Between 1981 and 2021, there were on average 634 annual heat-related deaths in England and Wales every year. iStock
Health

Heat deaths to rise in UK as extreme weather becomes the new normal

Number & severity of snow events declined since 1960s as recent decades have been warmer & wetter

Susan Chacko

Extreme weather is now the new normal in the United Kingdom, with heat-related mortality to rise in coming years, according to two new research papers. 

They concluded that extreme weather events are to be expected each year in UK and floods and storms brought the worst impacts in 2024.

The first report, the State of UK Climate in 2024 from the UK Met Office published in the International Journal of Climatology, showed how the region's climate has warmed steadily from 1980 onwards at a rate of approximately 0.25°C per decade. The last three years have been the top five warmest on record, with 2024 the fourth warmest year since 1884.

2024 had the UK's second warmest February, warmest May, fifth warmest December, fifth warmest winter and warmest spring on record.

The number and severity of snow events in the UK have declined since the 1960s, the report showed. The climate has become steadily wetter since the 1980s due to an increase in winter ‘half-year’ rainfall. "The most recent decade 2015–2024 has been 2 per cent wetter than 1991–2020 and 10 per cent wetter than 1961–1990," the study said. 

Sea-level rise around the UK is accelerating and since 1901, the sea level around the country has risen by about 19.5 cm, with two-thirds rise happening in just over the last three decades.

Met Office climate scientist and lead author, Mike Kendon, said the report is about observations from weather stations across the UK, with records extending back to the 19th century. “And we can see that our climate is warming by around about a quarter of a degree per decade. But what's really interesting is as our climate warms, the thing that is most affected is the extremes. So we are seeing some really quite dramatic changes in our extremes, extremes of temperature and extremes of rainfall.”

The second study published in Plos Climate on July 10, 2025 found significant increases in heat-related mortality under high emissions scenarios. More than 30,000 people in England and Wales could lose their lives from heat-related causes by the 2070s. The study led by Rebecca Cole from London School of Hygiene and Tropical Medicine calculated that heat mortality could rise more than fifty times in 50 years due to extreme heat in the worst-case scenario of 4.3°C of warming.

The highest burden was observed in the RCP8.5-SSP5 scenario (2050s: 10,317, 2060s: 19,478, 2070s: 34,027). This was due to combined high temperatures and population growth and ageing in the scenario.

Between 1981 and 2021, there were on average 634 annual heat-related deaths in England and Wales every year.

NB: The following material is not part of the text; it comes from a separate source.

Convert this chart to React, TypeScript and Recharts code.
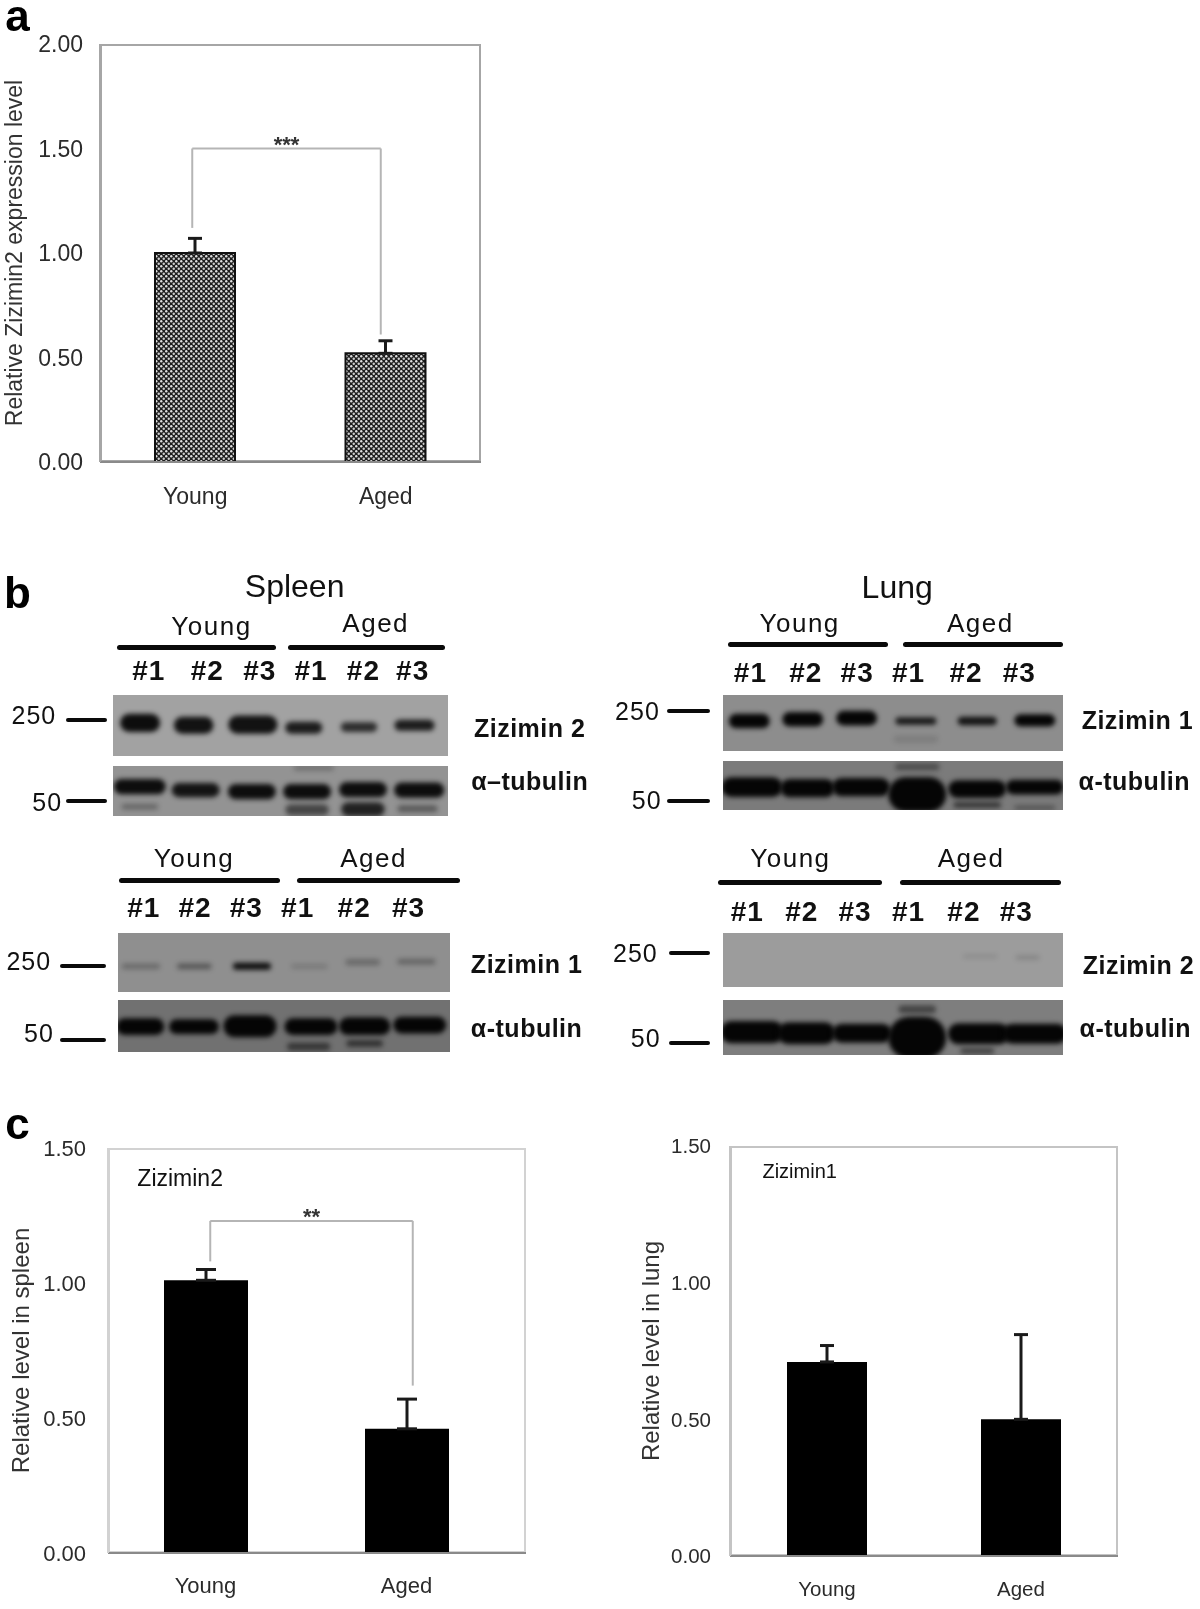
import React from 'react';
import { BarChart, Bar, XAxis, YAxis, ErrorBar, ReferenceLine, ScatterChart, Scatter } from 'recharts';

const groups = ['Young', 'Aged'];

// panel a
const agedChartValues = [1.0, 0.52];
const agedChartErrors = [0.07, 0.06];
const agedChartTicks = [0, 0.5, 1, 1.5, 2];
const agedBracket = [1.5, 1.12, 0.61];

// panel c, spleen
const spleenValues = [1.01, 0.46];
const spleenErrors = [0.04, 0.11];
const spleenBracket = [1.23, 1.08, 0.62];

// panel c, lung
const lungValues = [0.71, 0.5];
const lungErrors = [0.06, 0.31];
const cTicks = [0, 0.5, 1, 1.5];

// blots: [lane %, migration %, span %, thickness %, density]
type Band = number[];
const spleenZ2: Band[] = [
  [8.1, 46, 12, 30, 0.95], [24.1, 50, 11.8, 28, 0.92], [41.8, 49, 14.7, 30, 0.92],
  [57, 54, 11.1, 20, 0.85], [73.5, 53, 10.9, 16, 0.75], [90.1, 50, 12, 18, 0.85],
];
const spleenTub1: Band[] = [
  [8, 41, 15.5, 30, 0.95], [24.7, 48, 14.3, 28, 0.9], [41.5, 51, 14.3, 30, 0.95],
  [58, 51, 14.3, 30, 0.95], [74.7, 47, 14.3, 30, 0.95], [91.5, 48, 15, 30, 0.95],
  [8, 81, 11, 12, 0.3], [58, 87, 13, 22, 0.55], [74.7, 86, 13, 28, 0.8], [91, 85, 12, 14, 0.4],
  [60, 4, 12, 10, 0.25],
];
const spleenZ1: Band[] = [
  [6.9, 57, 11.5, 9, 0.28], [23, 57, 10.4, 10, 0.4], [40.4, 57, 11.5, 12, 0.95],
  [57.7, 57, 11, 8, 0.16], [73.8, 50, 10.4, 10, 0.28], [90, 49, 11.5, 10, 0.3],
];
const spleenTub2: Band[] = [
  [6.7, 51, 14.5, 32, 1], [22.9, 51, 15, 28, 1], [39.8, 50, 16, 42, 1],
  [58.2, 51, 16, 32, 1], [74.4, 50, 15.5, 34, 1], [91, 48, 16, 32, 1],
  [57.5, 89, 13, 15, 0.55], [74.4, 83, 11, 13, 0.6],
];
const lungZ1: Band[] = [
  [7.7, 46, 12, 26, 1], [23.4, 43, 12, 26, 1], [39.2, 41, 12, 26, 1],
  [56.6, 46, 12, 13, 0.85], [74.6, 46, 11.5, 15, 0.9], [91.5, 45, 12, 22, 1],
  [56.6, 78, 13, 12, 0.12],
];
const lungTub1: Band[] = [
  [8.5, 53, 18, 40, 1], [24.8, 55, 16, 37, 1], [40.5, 53, 17, 37, 1],
  [57, 68, 17, 70, 1], [74.6, 57, 17, 36, 1], [91.5, 53, 17, 30, 1],
  [57, 12, 13, 14, 0.4], [74.6, 89, 14, 12, 0.6], [91.5, 95, 12, 9, 0.35],
];
const lungZ2: Band[] = [
  [75.5, 43, 10, 6, 0.12], [89.4, 45, 7, 7, 0.16],
];
const lungTub2: Band[] = [
  [8.5, 58, 18.5, 40, 1], [24.5, 60, 17, 40, 1], [40.8, 60, 17.5, 34, 1],
  [57, 68, 17, 76, 1], [75, 61, 18, 38, 1], [91.5, 61, 19, 36, 1],
  [57, 17, 11, 14, 0.5], [74.6, 92, 10, 11, 0.5],
];

const k = 1200 / 1169;
const sans = '"Liberation Sans", Arial, sans-serif';

const Txt = ({ x, y, size, bold, spacing, color, leading, children }: any) => (
  <div style={{
    position: 'absolute', left: x * k, top: y * k, transform: 'translate(-50%, -50%)',
    fontFamily: sans, fontSize: size, fontWeight: bold ? 'bold' : 'normal', letterSpacing: spacing || 0,
    color: color || '#111', whiteSpace: 'nowrap', lineHeight: leading || 1,
  }}>{children}</div>
);

const Rule = ({ x1, x2, y, h = 5 }: any) => (
  <div style={{
    position: 'absolute', left: x1 * k, width: (x2 - x1) * k, top: y * k - h / 2, height: h,
    background: '#0a0a0a', borderRadius: h / 2,
  }} />
);

// a single blot strip, bands are placed by the chart's own axes
const Blot = ({ x1, x2, y1, y2, bg, bands }: any) => {
  const w = (x2 - x1) * k;
  const h = (y2 - y1) * k;
  const rows = bands.map((b: Band) => ({ lane: b[0], pos: b[1], span: b[2], thick: b[3], density: b[4] }));
  const drawBand = (p: any) => {
    const bw = (p.payload.span / 100) * w;
    const bh = (p.payload.thick / 100) * h;
    return (
      <rect
        x={p.cx - bw / 2} y={p.cy - bh / 2} width={bw} height={bh} rx={bh / 2}
        fill="#050505" fillOpacity={p.payload.density} style={{ filter: 'blur(2.4px)' }}
      />
    );
  };
  return (
    <div style={{ position: 'absolute', left: x1 * k, top: y1 * k, width: w, height: h, background: bg, overflow: 'hidden' }}>
      <ScatterChart width={w} height={h} margin={{ top: 0, right: 0, bottom: 0, left: 0 }}>
        <XAxis type="number" dataKey="lane" domain={[0, 100]} hide />
        <YAxis type="number" dataKey="pos" domain={[0, 100]} reversed hide />
        <Scatter data={rows} shape={drawBand} isAnimationActive={false} />
      </ScatterChart>
    </div>
  );
};

const Lanes = ({ y, xs }: any) => (
  <>
    {xs.map((x: number, i: number) => (
      <Txt key={i} x={x} y={y} size={28} bold spacing={1}>#{i < 3 ? i + 1 : i - 2}</Txt>
    ))}
  </>
);

const BarPanel = (props: any) => {
  const { left, top, width, height, plotLeft, plotRight, plotTop, plotBottom, values, errors, ticks, domainMax,
    label, bracket, stars, fill, barSize, capWidth, fontSize, labelSize, frame, pad, bracketPad, labelDx, barStroke, tickGap, xGap } = props;
  const rows = groups.map((g, i) => ({ group: g, value: values[i], err: [0, errors[i]] }));
  const tickStyle = { fontSize, fill: '#2b2b2b', fontFamily: sans };
  const lineColor = '#b5b5b5';
  return (
    <div style={{ position: 'absolute', left, top, width, height }}>
      <div style={{
        position: 'absolute', left: plotLeft, top: plotTop, width: plotRight - plotLeft, height: plotBottom - plotTop,
        border: `2px solid ${frame}`, boxSizing: 'border-box',
      }} />
      <BarChart width={width} height={height} data={rows} margin={{ top: plotTop, right: width - plotRight, bottom: 0, left: 0 }}>
        {props.children}
        <XAxis
          dataKey="group" height={height - plotBottom} tickLine={false} tick={tickStyle} tickMargin={xGap}
          axisLine={{ stroke: '#8a8a8a', strokeWidth: 2 }} padding={pad || { left: 0, right: 0 }}
        />
        {bracket && <XAxis xAxisId="bracket" dataKey="group" hide padding={bracketPad} />}
        <YAxis
          type="number" domain={[0, domainMax]} ticks={ticks} width={plotLeft} tickLine={false} tick={tickStyle} tickMargin={tickGap}
          axisLine={{ stroke: frame, strokeWidth: 2 }} tickFormatter={(v: number) => v.toFixed(2)}
          label={{
            value: label, angle: -90, position: 'insideLeft', dx: labelDx, fontSize: labelSize, fill: '#333',
            fontFamily: sans, style: { textAnchor: 'middle' },
          }}
        />
        <Bar dataKey="value" fill={fill} stroke={barStroke} strokeWidth={barStroke ? 2 : 0} barSize={barSize} isAnimationActive={false}>
          <ErrorBar dataKey="err" direction="y" width={capWidth} stroke="#1a1a1a" strokeWidth={3} />
        </Bar>
        {bracket && (
          <ReferenceLine
            xAxisId="bracket"
            segment={[{ x: groups[0], y: bracket[0] }, { x: groups[1], y: bracket[0] }]}
            stroke={lineColor} strokeWidth={2}
            label={{ value: stars, position: 'top', fontSize: 22, fontWeight: 'bold', fill: '#333', fontFamily: sans, dy: 8 }}
          />
        )}
        {bracket && (
          <ReferenceLine xAxisId="bracket" segment={[{ x: groups[0], y: bracket[0] }, { x: groups[0], y: bracket[1] }]} stroke={lineColor} strokeWidth={2} />
        )}
        {bracket && (
          <ReferenceLine xAxisId="bracket" segment={[{ x: groups[1], y: bracket[0] }, { x: groups[1], y: bracket[2] }]} stroke={lineColor} strokeWidth={2} />
        )}
      </BarChart>
    </div>
  );
};

export default function App() {
  return (
    <div style={{ position: 'absolute', left: 0, top: 0, width: 1200, height: 1609, background: '#fff', overflow: 'hidden', filter: 'blur(0.5px)' }}>
      <Txt x={17} y={16} size={44} bold color="#000" leading={0.7}>a</Txt>
      <Txt x={17} y={578} size={44} bold color="#000">b</Txt>
      <Txt x={17} y={1095} size={44} bold color="#000">c</Txt>

      <BarPanel
        left={0} top={0} width={520} height={530} plotLeft={100} plotRight={481} plotTop={44} plotBottom={462}
        values={agedChartValues} errors={agedChartErrors} ticks={agedChartTicks} domainMax={2}
        label="Relative Zizimin2 expression level" bracket={agedBracket} bracketPad={{ left: -2, right: 6 }} stars="***"
        fill="url(#dots)" barStroke="#111" barSize={80} capWidth={7} fontSize={23} labelSize={23} frame="#a6a6a6" labelDx={9} tickGap={11} xGap={20}
      >
        <defs>
          <pattern id="dots" width="5" height="5" patternUnits="userSpaceOnUse">
            <rect width="5" height="5" fill="#1e1e1e" />
            <circle cx="1.25" cy="1.25" r="1.2" fill="#e0e0e0" />
            <circle cx="3.75" cy="3.75" r="1.2" fill="#d0d0d0" />
          </pattern>
        </defs>
      </BarPanel>

      <Txt x={287} y={571} size={32}>Spleen</Txt>
      <Txt x={206} y={610} size={26} spacing={1.5}>Young</Txt>
      <Txt x={366} y={607} size={26} spacing={1.5}>Aged</Txt>
      <Rule x1={114} x2={269} y={631} />
      <Rule x1={281} x2={434} y={631} />
      <Lanes y={654} xs={[145, 202, 253, 303, 354, 402]} />
      <Txt x={33} y={697} size={25} spacing={1}>250</Txt>
      <Rule x1={64} x2={104} y={701} h={4} />
      <Txt x={46} y={781} size={25} spacing={1}>50</Txt>
      <Rule x1={64} x2={104} y={780} h={4} />
      <Blot x1={110} x2={436} y1={677} y2={736} bg="#a2a2a2" bands={spleenZ2} />
      <Blot x1={110} x2={436} y1={746} y2={795} bg="#939393" bands={spleenTub1} />
      <Txt x={516} y={709} size={25} bold spacing={0.5}>Zizimin 2</Txt>
      <Txt x={516} y={761} size={25} bold spacing={0.5}>α–tubulin</Txt>

      <Txt x={189} y={836} size={26} spacing={1.5}>Young</Txt>
      <Txt x={364} y={836} size={26} spacing={1.5}>Aged</Txt>
      <Rule x1={116} x2={273} y={858} />
      <Rule x1={289} x2={448} y={858} />
      <Lanes y={885} xs={[140, 190, 240, 290, 345, 398]} />
      <Txt x={28} y={936} size={25} spacing={1}>250</Txt>
      <Rule x1={58} x2={103} y={941} h={4} />
      <Txt x={38} y={1006} size={25} spacing={1}>50</Txt>
      <Rule x1={58} x2={103} y={1013} h={4} />
      <Blot x1={115} x2={438} y1={909} y2={966} bg="#8f8f8f" bands={spleenZ1} />
      <Blot x1={115} x2={438} y1={974} y2={1025} bg="#717171" bands={spleenTub2} />
      <Txt x={513} y={939} size={25} bold spacing={0.5}>Zizimin 1</Txt>
      <Txt x={513} y={1001} size={25} bold spacing={0.5}>α-tubulin</Txt>

      <Txt x={874} y={572} size={32}>Lung</Txt>
      <Txt x={779} y={607} size={26} spacing={1.5}>Young</Txt>
      <Txt x={955} y={607} size={26} spacing={1.5}>Aged</Txt>
      <Rule x1={709} x2={865} y={628} />
      <Rule x1={880} x2={1036} y={628} />
      <Lanes y={656} xs={[731, 785, 835, 885, 941, 993]} />
      <Txt x={621} y={693} size={25} spacing={1}>250</Txt>
      <Rule x1={650} x2={692} y={693} h={4} />
      <Txt x={630} y={779} size={25} spacing={1}>50</Txt>
      <Rule x1={650} x2={692} y={780} h={4} />
      <Blot x1={704} x2={1036} y1={677} y2={732} bg="#8d8d8d" bands={lungZ1} />
      <Blot x1={704} x2={1036} y1={741} y2={789} bg="#7b7b7b" bands={lungTub1} />
      <Txt x={1108} y={701} size={25} bold spacing={0.5}>Zizimin 1</Txt>
      <Txt x={1105} y={761} size={25} bold spacing={0.5}>α-tubulin</Txt>

      <Txt x={770} y={836} size={26} spacing={1.5}>Young</Txt>
      <Txt x={946} y={836} size={26} spacing={1.5}>Aged</Txt>
      <Rule x1={699} x2={859} y={860} />
      <Rule x1={877} x2={1034} y={860} />
      <Lanes y={888} xs={[728, 781, 833, 885, 939, 990]} />
      <Txt x={619} y={928} size={25} spacing={1}>250</Txt>
      <Rule x1={652} x2={692} y={928} h={4} />
      <Txt x={629} y={1011} size={25} spacing={1}>50</Txt>
      <Rule x1={652} x2={692} y={1016} h={4} />
      <Blot x1={704} x2={1036} y1={909} y2={962} bg="#9c9c9c" bands={lungZ2} />
      <Blot x1={704} x2={1036} y1={974} y2={1028} bg="#7e7e7e" bands={lungTub2} />
      <Txt x={1109} y={940} size={25} bold spacing={0.5}>Zizimin 2</Txt>
      <Txt x={1106} y={1001} size={25} bold spacing={0.5}>α-tubulin</Txt>

      <BarPanel
        left={0} top={1120} width={560} height={489} plotLeft={108} plotRight={526} plotTop={28} plotBottom={433}
        values={spleenValues} errors={spleenErrors} ticks={cTicks} domainMax={1.5}
        label="Relative level in spleen" bracket={spleenBracket} bracketPad={{ left: 1, right: 12 }} stars="**" fill="#000"
        barSize={84} capWidth={10} fontSize={22} labelSize={24} frame="#d2d2d2" pad={{ left: -3, right: 19 }} labelDx={15} tickGap={16} xGap={18}
      />
      <Txt x={175.5} y={1148} size={23}>Zizimin2</Txt>

      <BarPanel
        left={620} top={1120} width={540} height={489} plotLeft={110} plotRight={498} plotTop={26} plotBottom={436}
        values={lungValues} errors={lungErrors} ticks={cTicks} domainMax={1.5}
        label="Relative level in lung" fill="#000"
        barSize={80} capWidth={7} fontSize={20.5} labelSize={24} frame="#c4c4c4" labelDx={25} tickGap={13} xGap={19}
      />
      <Txt x={779} y={1141} size={20}>Zizimin1</Txt>
    </div>
  );
}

Higher heat-related death rates in London and eastern England may result from increased urbanisation, which intensifies the urban heat island effect and leads to warmer climates in the southern regions of the country.

London also showed no change in adaptive capacity and thus may experience greater vulnerability within the population than other regions where adaptive capacity improved, the authors warned.

The higher levels of mortality seen in the East Midlands are likely due to population ageing, with very little increase in the younger age group and a relatively large increase in hot days, according to the report.

“While long-term averages are shifting, it is the extreme heat, intense rainfall and droughts that are having the most immediate and dramatic effects on people and nature,” Liz Bentley, chief executive of the Royal Meteorological Society, said.